People along Montana’s Rocky Mountain Front continue to dig out after last weekend’s snowstorm dumped as much as four feet of snow in some areas.
“We were able to get feed up to them this afternoon,” said Gene Curry, a rancher near Valier. “We took a big front wheel assist tractor and bale processor and hauled some hay up. The highway is bare but that’s the only thing is bare.”
Gene Curry and his family ranch near Valier had cattle on a pasture near Browning when last weekend’s snowstorm hit. Even with death losses expected, he says another negative effect for ranchers is lost performance in this year’s calf crop which is headed to market soon.
“Instead those calves gaining weight now when they should be, you know, they should be just putting on pounds like crazy, they're losing weight here for a few days and you just never gain that back,” Curry said. “So, it just compounds. You know, you come in with lighter calves, they're worth less.”
Ranchers weren’t the only ones impacted.
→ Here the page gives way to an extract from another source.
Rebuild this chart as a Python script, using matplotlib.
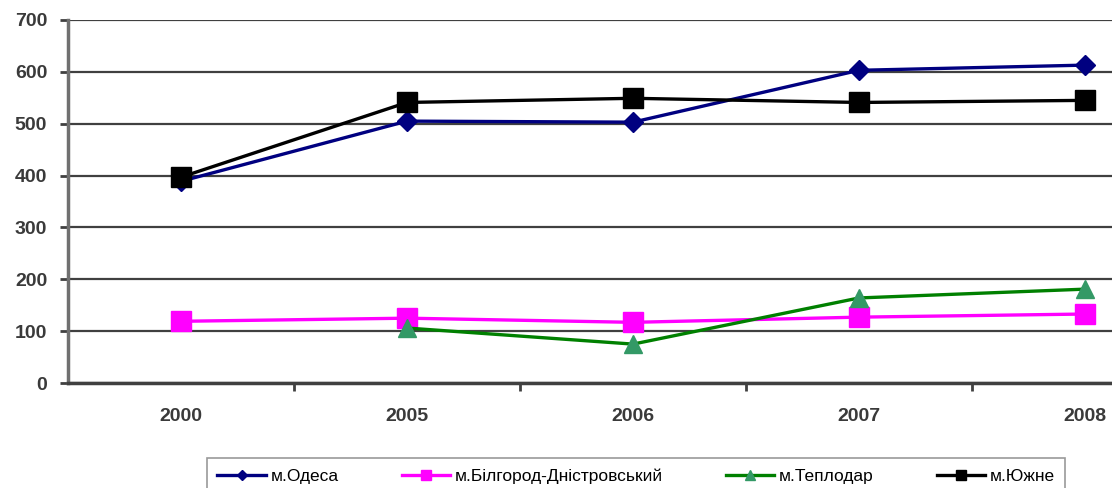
import matplotlib
matplotlib.use('Agg')
import matplotlib.pyplot as plt
import matplotlib.ticker as ticker
import numpy as np

plt.rcParams['font.family'] = ['Liberation Sans', 'DejaVu Sans']

years = ['2000', '2005', '2006', '2007', '2008']
odesa = [389, 505, 503, 603, 613]
bilhorod = [119, 125, 117, 127, 133]
teplodar = [np.nan, 106, 75, 164, 181]
yuzhne = [397, 541, 549, 541, 545]

x = np.arange(len(years))

fig = plt.figure(figsize=(11.12, 4.88), dpi=100)
ax = fig.add_axes([68/1112, 1-383/488, 1-68/1112, (383-20)/488])

ax.plot(x, odesa, color='#000080', lw=2.4, marker='D', ms=10,
        mfc='#000080', mec='#000080', label='м.Одеса', zorder=4)
ax.plot(x, bilhorod, color='#FF00FF', lw=2.4, marker='s', ms=15,
        mfc='#FF00FF', mec='#FF00FF', label='м.Білгород-Дністровський', zorder=3)
ax.plot(x, teplodar, color='#008000', lw=2.4, marker='^', ms=13,
        mfc='#339966', mec='#339966', label='м.Теплодар', zorder=4)
ax.plot(x, yuzhne, color='black', lw=2.4, marker='s', ms=14,
        mfc='black', mec='black', label='м.Южне', zorder=5)

ax.set_ylim(0, 700)
ax.set_xlim(-0.5, (1112-181)/226)
ax.yaxis.set_major_locator(ticker.MultipleLocator(100))
ax.set_xticks(x)
ax.set_xticklabels(years)
ax.xaxis.set_minor_locator(ticker.FixedLocator([0.5, 1.5, 2.5, 3.5]))
ax.tick_params(axis='x', which='major', length=0, pad=18)
ax.tick_params(axis='x', which='minor', length=6, width=2, color='#404040', direction='out')
ax.tick_params(axis='y', length=6, width=2, color='#404040', pad=9)
for lab in ax.get_xticklabels() + ax.get_yticklabels():
    lab.set_fontsize(14)
    lab.set_fontweight('bold')
    lab.set_color('#3a3a3a')

ax.grid(axis='y', color='#404040', lw=1.6)
ax.set_axisbelow(True)
for s in ['top', 'right']:
    ax.spines[s].set_visible(False)
ax.spines['left'].set_color('#707070')
ax.spines['left'].set_linewidth(2.5)
ax.spines['bottom'].set_color('#404040')
ax.spines['bottom'].set_linewidth(2.5)

# legend sits at the bottom, partly cut off like the original
leg = fig.legend(loc='upper left', bbox_to_anchor=(207/1112, 1-458/488, (1065-207)/1112, 0),
                 mode='expand', ncol=4, fontsize=12.5, frameon=True, fancybox=False,
                 handlelength=2.8, handletextpad=0.25, markerscale=0.5,
                 borderpad=0.6, borderaxespad=0)
leg.get_frame().set_edgecolor('#808080')
leg.get_frame().set_linewidth(1.2)

plt.savefig('out.png', dpi=100)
Kevin Bradley and his family farm north of Cut Bank still had one-third of their wheat crop yet to harvest when the snow began to fly.
“The quantity probably and the quality is going to be affected for sure,” Bradley said. “There was a lot of the acres that didn't get swathed, and so that even makes it more difficult to get it up off the ground.”
With producers already facing the stress of low livestock and commodity prices, this early winter storm is one they could have gone without.